A lot of people take issue with personality tests. (I used to be one of those people.) The objection is clear: No individual unique person is exactly like any other person. And putting people in a box isn’t helpful. And besides, those results never really capture who I am.
It’s true. Every person is unique; no one can be summarized in a simple personality box; and often the results of personality tests are inaccurate.
Why have I come round to appreciating personality tests? Mostly because I began to see them for what they actually are: a helpful rephrasing of accurate information I already know about myself.
Personality tests can’t reveal anything you don’t already know.
Why? Because you are putting in all the information! You are the one who selects the answers to the questions. And if you select an answer that isn’t accurate to you, then the results will not be accurate – and vice versa.
Most personality tests (and here I’m not really talking about BuzzFeed’s which Jane Austen heroine are you) are more complicated versions of something like the following: Do you prefer (a) reading, (b) skiing, (c) singing, or (d) painting? If you choose B, the results will read: “you are an athletic person who enjoys the outdoors” because you said you prefer an outdoor athletic activity to other things.
It’s not rocket science.
But what if you don’t know what you like? That hesitancy often comes out in the results which feel like they don’t ‘match’ you. What’s more, many of us can’t see ourselves in relation to the general population. So if a very punctual person has been late twice all year, they may select that they aren’t punctual… when in fact compared to the vast majority of people they are.
The truth is, for personality tests to be really helpful, we have to know ourselves to some extent already.

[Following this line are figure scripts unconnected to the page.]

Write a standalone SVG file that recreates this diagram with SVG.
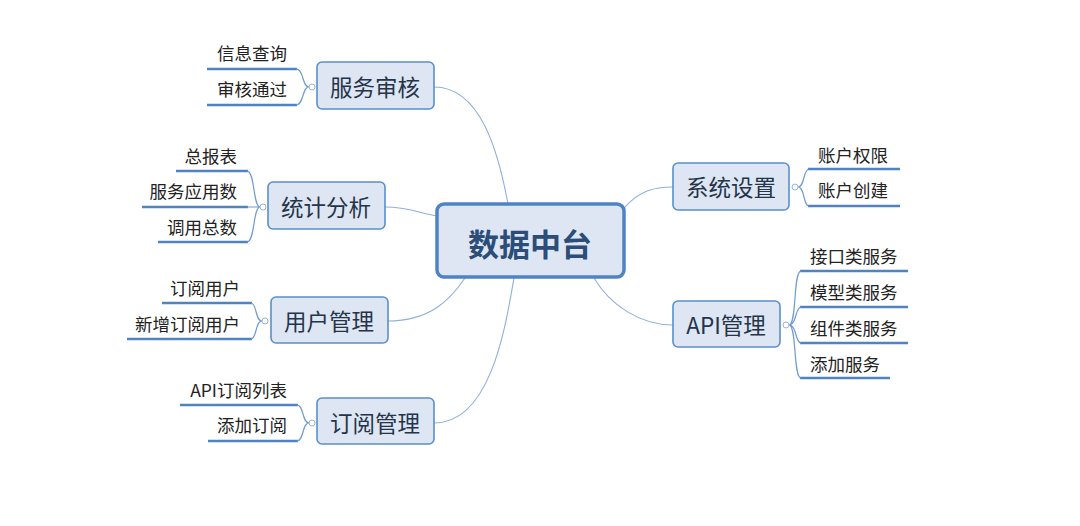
<svg xmlns="http://www.w3.org/2000/svg" width="1080" height="526" viewBox="0 0 1080 526">
<style>
text{font-family:"Noto Sans CJK SC","Liberation Sans",sans-serif;}
.main{fill:#dde6f2;stroke:#4f83c4;stroke-width:3.5;}
.branch{fill:#dde6f2;stroke:#5b8fcb;stroke-width:1.6;}
.bt{font-size:22.5px;fill:#24344a;text-anchor:middle;dominant-baseline:central;}
.ct{font-size:17.5px;fill:#222;dominant-baseline:central;}
.ul{stroke:#4f83c4;stroke-width:2.6;fill:none;}
.br{stroke:#6f9bd0;stroke-width:1.2;fill:none;}
.cn{stroke:#8fb0da;stroke-width:1.1;fill:none;}
.dot{fill:#fff;stroke:#9ab3d4;stroke-width:1;}
</style>
<rect width="1080" height="526" fill="#fff"/>
<g id="connectors">
<path class="cn" d="M434,87 C480,87 498,150 508,204"/>
<path class="cn" d="M385,207 C410,207 420,214 438,216"/>
<path class="cn" d="M388,321 C430,321 450,300 465,278"/>
<path class="cn" d="M434,423 C490,423 505,330 514,278"/>
<path class="cn" d="M624,208 C640,190 655,187 673,187"/>
<path class="cn" d="M594,278 C610,305 640,325 673,325"/>
</g>
<g id="center">
<rect class="main" x="437" y="204" width="187" height="73" rx="7"/>
<text x="530" y="242" style="font-size:31px;font-weight:bold;fill:#2b4d78;text-anchor:middle;dominant-baseline:central">数据中台</text>
</g>
<g id="fwsh">
<rect class="branch" x="317" y="62" width="117" height="47" rx="5"/>
<text class="bt" x="375" y="86">服务审核</text>
<path class="ul" d="M207,69 H297"/><path class="ul" d="M207,105 H297"/>
<path class="br" d="M309,87 C302,87 304,69 296,69 M309,87 C302,87 304,105 296,105"/>
<circle class="dot" cx="312" cy="87" r="3"/>
<text class="ct" x="287" y="52" text-anchor="end">信息查询</text>
<text class="ct" x="287" y="88" text-anchor="end">审核通过</text>
</g>
<g id="tjfx">
<rect class="branch" x="268" y="182" width="117" height="47" rx="5"/>
<text class="bt" x="326" y="206">统计分析</text>
<path class="ul" d="M176,171 H248"/><path class="ul" d="M142,207 H248"/><path class="ul" d="M158,242 H248"/>
<path class="br" d="M260,207 C253,207 255,171 247,171 M260,207 H247 M260,207 C253,207 255,242 247,242"/>
<circle class="dot" cx="263" cy="207" r="3"/>
<text class="ct" x="237" y="155" text-anchor="end">总报表</text>
<text class="ct" x="237" y="190" text-anchor="end">服务应用数</text>
<text class="ct" x="237" y="226" text-anchor="end">调用总数</text>
</g>
<g id="yhgl">
<rect class="branch" x="271" y="297" width="117" height="46" rx="5"/>
<text class="bt" x="329" y="320">用户管理</text>
<path class="ul" d="M162,303 H252"/><path class="ul" d="M127,339 H252"/>
<path class="br" d="M262,321 C255,321 257,303 251,303 M262,321 C255,321 257,339 251,339"/>
<circle class="dot" cx="265" cy="321" r="3"/>
<text class="ct" x="240" y="287" text-anchor="end">订阅用户</text>
<text class="ct" x="240" y="323" text-anchor="end">新增订阅用户</text>
</g>
<g id="dygl">
<rect class="branch" x="317" y="398" width="117" height="46" rx="5"/>
<text class="bt" x="375" y="422">订阅管理</text>
<path class="ul" d="M180,405 H298"/><path class="ul" d="M208,441 H298"/>
<path class="br" d="M309,423 C302,423 304,405 297,405 M309,423 C302,423 304,441 297,441"/>
<circle class="dot" cx="312" cy="423" r="3"/>
<text class="ct" x="287" y="389" text-anchor="end">API订阅列表</text>
<text class="ct" x="287" y="424" text-anchor="end">添加订阅</text>
</g>
<g id="xtsz">
<rect class="branch" x="673" y="163" width="116" height="47" rx="5"/>
<text class="bt" x="731" y="186">系统设置</text>
<path class="ul" d="M808,169 H900"/><path class="ul" d="M808,206 H900"/>
<path class="br" d="M798,187 C805,187 803,169 809,169 M798,187 C805,187 803,206 809,206"/>
<circle class="dot" cx="795" cy="187" r="3"/>
<text class="ct" x="818" y="154">账户权限</text>
<text class="ct" x="818" y="189">账户创建</text>
</g>
<g id="apigl">
<rect class="branch" x="673" y="301" width="107" height="46" rx="5"/>
<text class="bt" x="726" y="324">API管理</text>
<path class="ul" d="M800,271 H908"/><path class="ul" d="M800,307 H908"/><path class="ul" d="M800,343 H908"/><path class="ul" d="M800,378 H890"/>
<path class="br" d="M789,325 C797,325 793,271 801,271 M789,325 C797,325 795,307 801,307 M789,325 C797,325 795,343 801,343 M789,325 C797,325 793,378 801,378"/>
<circle class="dot" cx="786" cy="325" r="3"/>
<text class="ct" x="810" y="255">接口类服务</text>
<text class="ct" x="810" y="291">模型类服务</text>
<text class="ct" x="810" y="327">组件类服务</text>
<text class="ct" x="810" y="363">添加服务</text>
</g>
</svg>
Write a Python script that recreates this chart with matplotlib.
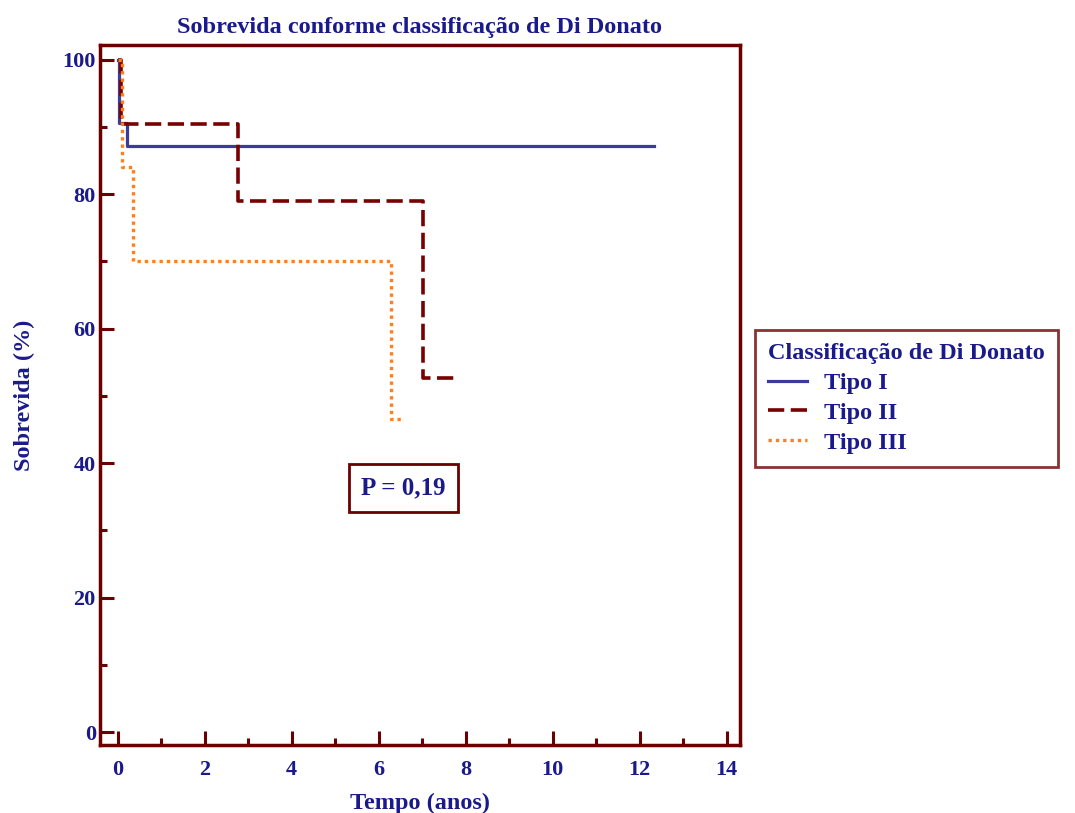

And that takes time – often the test results can be all over the place until our mid-late 20s when we finally settle a bit more into being ourselves.
But what about the whole ‘people are individuals’ objection? I couldn’t agree more. People are individuals, and there’s no simple way to categorize them. However, there are certain aspects of the way we see the world, the way we interact with people, the way we form habits, that we share in common with others.
Personality tests can help us to see how we see the world/ interact with people/ form habits in relation to how others do.
Take one of the most widespread examples: introvert and extrovert. To say “I’m an introvert” hardly captures the whole of who I am. But one aspect of how I experience the world is that I prefer being in small groups to large ones, and prefer being with people I know and trust than going out with total strangers. I have friends who positively love going to parties where they don’t know anyone: everyone is a potential new friend. They come home from that event totally energized. I need a day home alone.
Neither of us is ‘better’ than the other. We’re just different – in that regard. In many other regards, we might be similar: similar hobbies, similar taste in music, etc. etc. As long as I don’t pigeonhole my friend into being merely that one aspect of her personality (“extremely outgoing”), our friendship can improve through knowledge of our differences in this area.
But understanding that we each approach the same situation with different feelings and leave with different energy levels actually helps us to be better friends. She will know not to call me the next day to invite me to yet another party, and I won’t begrudge her busy social schedule.
Moreover, knowing about this aspect of ourselves helps us with better self-care. She needs a wide circle of friends and I need time alone.
Lastly, it helps us step out of our comfort zones. She can help me meet new people and I can help her learn to slow down and be more peaceful.
Have you ever found a personality test to be helpful?